— Start —
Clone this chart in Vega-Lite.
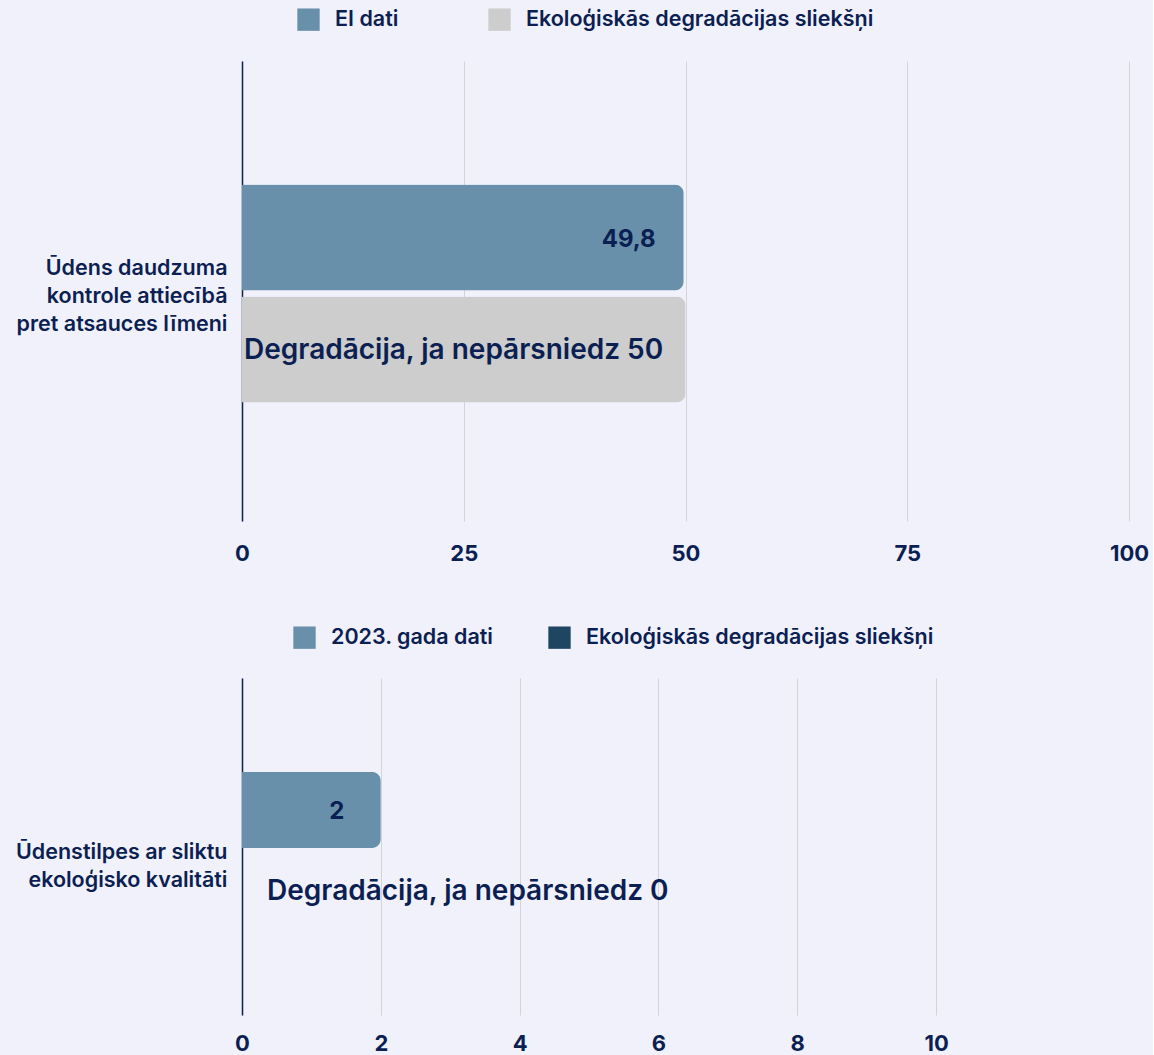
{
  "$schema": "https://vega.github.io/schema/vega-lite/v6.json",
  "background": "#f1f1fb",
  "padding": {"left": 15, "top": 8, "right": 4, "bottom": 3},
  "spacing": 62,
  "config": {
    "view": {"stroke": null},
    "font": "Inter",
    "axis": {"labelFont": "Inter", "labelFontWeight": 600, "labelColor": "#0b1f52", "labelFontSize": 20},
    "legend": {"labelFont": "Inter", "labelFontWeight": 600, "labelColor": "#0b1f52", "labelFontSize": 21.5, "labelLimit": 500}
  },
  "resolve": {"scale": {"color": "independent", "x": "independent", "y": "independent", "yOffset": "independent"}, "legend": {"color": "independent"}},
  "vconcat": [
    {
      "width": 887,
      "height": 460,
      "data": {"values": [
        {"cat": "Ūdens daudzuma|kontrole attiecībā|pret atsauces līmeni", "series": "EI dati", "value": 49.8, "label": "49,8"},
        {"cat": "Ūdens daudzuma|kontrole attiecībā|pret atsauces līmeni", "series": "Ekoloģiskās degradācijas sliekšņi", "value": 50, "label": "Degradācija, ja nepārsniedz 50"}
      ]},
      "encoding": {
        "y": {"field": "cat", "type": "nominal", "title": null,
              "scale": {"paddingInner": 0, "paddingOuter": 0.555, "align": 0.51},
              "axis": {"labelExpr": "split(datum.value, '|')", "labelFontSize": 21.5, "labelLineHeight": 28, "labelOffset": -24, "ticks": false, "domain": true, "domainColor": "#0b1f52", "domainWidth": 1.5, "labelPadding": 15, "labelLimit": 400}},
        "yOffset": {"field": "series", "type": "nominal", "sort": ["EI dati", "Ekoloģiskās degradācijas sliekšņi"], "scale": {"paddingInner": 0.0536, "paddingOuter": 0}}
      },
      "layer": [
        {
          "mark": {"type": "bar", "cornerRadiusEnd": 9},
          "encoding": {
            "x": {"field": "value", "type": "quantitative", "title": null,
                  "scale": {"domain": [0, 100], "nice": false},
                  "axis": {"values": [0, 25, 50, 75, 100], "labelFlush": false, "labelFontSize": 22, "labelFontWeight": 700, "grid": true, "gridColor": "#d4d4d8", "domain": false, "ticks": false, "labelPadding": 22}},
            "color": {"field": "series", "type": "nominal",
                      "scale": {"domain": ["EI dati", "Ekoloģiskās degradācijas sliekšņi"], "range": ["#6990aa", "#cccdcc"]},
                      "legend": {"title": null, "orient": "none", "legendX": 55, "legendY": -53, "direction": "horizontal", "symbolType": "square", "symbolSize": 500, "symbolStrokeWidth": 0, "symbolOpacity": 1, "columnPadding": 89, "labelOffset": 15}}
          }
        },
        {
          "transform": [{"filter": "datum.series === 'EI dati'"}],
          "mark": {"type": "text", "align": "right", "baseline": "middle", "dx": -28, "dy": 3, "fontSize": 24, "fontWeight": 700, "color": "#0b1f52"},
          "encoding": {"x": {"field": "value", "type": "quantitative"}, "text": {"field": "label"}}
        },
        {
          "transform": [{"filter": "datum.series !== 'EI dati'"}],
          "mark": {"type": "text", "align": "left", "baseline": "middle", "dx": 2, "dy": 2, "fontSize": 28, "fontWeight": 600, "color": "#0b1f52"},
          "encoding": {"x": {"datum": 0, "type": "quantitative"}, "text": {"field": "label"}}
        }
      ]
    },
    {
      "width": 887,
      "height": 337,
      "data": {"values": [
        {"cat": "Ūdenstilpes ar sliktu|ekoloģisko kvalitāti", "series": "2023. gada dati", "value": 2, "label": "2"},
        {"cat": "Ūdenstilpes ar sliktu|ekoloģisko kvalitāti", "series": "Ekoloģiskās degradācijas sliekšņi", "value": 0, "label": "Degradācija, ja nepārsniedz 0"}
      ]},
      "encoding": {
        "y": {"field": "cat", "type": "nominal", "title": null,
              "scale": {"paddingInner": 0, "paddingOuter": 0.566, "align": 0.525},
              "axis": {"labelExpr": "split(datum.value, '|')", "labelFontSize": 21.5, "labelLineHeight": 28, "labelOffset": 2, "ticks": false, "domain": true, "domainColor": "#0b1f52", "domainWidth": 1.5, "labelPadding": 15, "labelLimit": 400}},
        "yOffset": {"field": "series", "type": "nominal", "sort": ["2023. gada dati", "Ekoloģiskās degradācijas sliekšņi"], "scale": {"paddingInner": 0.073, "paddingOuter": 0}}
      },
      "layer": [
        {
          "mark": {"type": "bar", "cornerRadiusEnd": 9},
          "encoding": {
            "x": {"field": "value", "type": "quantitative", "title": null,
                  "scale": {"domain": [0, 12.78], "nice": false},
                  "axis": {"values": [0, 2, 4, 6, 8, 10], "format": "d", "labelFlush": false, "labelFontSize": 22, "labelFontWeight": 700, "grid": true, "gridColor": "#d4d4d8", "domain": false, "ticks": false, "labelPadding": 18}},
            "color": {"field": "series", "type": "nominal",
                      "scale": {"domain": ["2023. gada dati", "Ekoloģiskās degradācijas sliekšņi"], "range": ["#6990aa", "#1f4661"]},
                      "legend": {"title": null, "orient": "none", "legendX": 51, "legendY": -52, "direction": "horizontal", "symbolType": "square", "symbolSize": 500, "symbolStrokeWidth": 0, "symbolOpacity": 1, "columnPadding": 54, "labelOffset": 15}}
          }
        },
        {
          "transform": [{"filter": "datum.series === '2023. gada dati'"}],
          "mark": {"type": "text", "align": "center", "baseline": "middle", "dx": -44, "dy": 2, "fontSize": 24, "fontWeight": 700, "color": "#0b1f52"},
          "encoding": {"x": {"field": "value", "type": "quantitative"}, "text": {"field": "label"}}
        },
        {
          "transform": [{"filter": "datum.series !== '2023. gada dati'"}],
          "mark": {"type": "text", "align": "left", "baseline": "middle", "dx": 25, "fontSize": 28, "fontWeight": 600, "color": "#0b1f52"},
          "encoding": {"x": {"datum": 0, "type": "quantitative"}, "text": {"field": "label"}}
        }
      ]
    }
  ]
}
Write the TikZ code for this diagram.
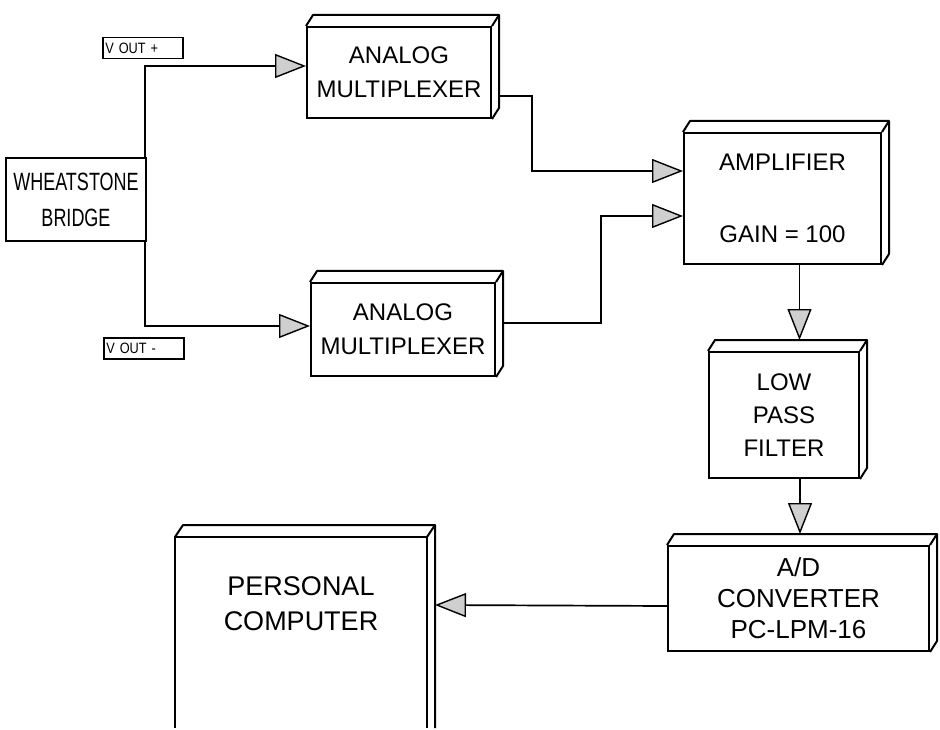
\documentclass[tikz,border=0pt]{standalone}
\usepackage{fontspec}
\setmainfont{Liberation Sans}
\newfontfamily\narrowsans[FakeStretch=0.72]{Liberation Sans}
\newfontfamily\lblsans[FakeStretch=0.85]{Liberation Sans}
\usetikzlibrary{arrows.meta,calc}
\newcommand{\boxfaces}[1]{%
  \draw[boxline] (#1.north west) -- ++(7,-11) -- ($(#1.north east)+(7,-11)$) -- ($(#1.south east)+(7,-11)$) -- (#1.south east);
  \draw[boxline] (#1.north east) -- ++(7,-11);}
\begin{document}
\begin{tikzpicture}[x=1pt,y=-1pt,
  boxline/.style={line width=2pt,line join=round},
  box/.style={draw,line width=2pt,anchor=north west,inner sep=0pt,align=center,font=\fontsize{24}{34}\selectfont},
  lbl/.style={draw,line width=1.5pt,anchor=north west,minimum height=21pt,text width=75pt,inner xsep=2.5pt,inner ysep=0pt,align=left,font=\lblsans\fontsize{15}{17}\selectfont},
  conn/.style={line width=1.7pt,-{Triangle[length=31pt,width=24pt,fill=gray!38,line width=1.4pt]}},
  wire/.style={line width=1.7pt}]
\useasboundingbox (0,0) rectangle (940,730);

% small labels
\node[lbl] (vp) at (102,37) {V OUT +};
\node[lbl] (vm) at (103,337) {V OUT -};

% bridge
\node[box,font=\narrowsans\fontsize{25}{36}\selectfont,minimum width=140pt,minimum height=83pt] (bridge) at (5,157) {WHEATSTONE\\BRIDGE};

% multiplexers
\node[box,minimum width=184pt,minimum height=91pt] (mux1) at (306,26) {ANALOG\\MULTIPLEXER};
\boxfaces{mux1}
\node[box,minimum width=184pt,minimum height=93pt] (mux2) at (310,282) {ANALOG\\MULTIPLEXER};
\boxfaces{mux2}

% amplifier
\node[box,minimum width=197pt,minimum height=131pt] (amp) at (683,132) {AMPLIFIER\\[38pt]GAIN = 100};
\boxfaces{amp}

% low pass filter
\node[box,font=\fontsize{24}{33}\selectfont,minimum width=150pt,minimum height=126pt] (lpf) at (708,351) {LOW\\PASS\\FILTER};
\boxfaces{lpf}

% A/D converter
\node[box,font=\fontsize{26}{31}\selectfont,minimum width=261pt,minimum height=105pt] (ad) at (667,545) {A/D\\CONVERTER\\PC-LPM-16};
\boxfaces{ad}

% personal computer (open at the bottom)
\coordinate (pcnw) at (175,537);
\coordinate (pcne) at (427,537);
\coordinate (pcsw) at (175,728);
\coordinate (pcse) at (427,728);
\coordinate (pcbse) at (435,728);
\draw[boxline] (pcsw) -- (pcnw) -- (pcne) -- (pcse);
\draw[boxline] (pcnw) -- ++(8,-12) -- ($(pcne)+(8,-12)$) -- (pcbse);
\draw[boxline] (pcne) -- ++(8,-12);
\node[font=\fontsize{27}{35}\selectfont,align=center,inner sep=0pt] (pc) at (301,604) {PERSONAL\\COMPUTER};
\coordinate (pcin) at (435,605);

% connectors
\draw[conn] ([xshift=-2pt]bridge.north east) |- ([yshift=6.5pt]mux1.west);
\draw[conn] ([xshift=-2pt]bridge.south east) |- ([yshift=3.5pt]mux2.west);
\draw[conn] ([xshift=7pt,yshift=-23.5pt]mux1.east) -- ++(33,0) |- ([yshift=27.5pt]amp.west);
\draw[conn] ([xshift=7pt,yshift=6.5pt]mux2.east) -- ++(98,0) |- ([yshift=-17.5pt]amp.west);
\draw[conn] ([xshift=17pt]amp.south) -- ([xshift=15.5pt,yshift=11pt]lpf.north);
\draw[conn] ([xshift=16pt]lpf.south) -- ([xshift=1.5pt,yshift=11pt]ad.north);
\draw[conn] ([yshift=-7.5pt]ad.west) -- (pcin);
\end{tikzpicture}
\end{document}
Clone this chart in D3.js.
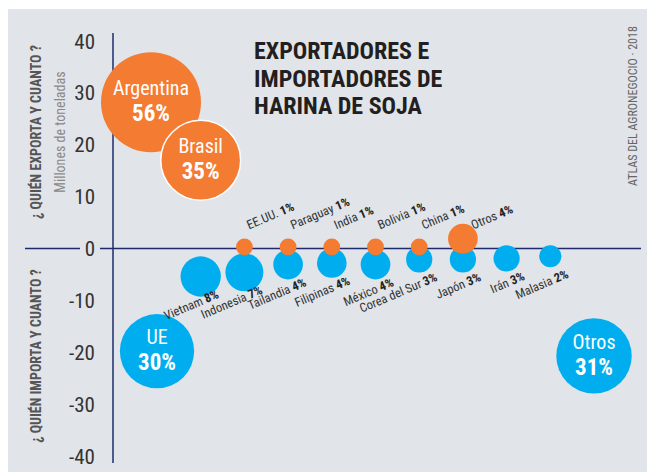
— End —
■ GIVEN PROBLEM ■
Go through the material and copy out every line with "chart" in it.

■ TASK OUTPUT ■
Clone this chart in Vega-Lite.
Clone this chart in D3.js.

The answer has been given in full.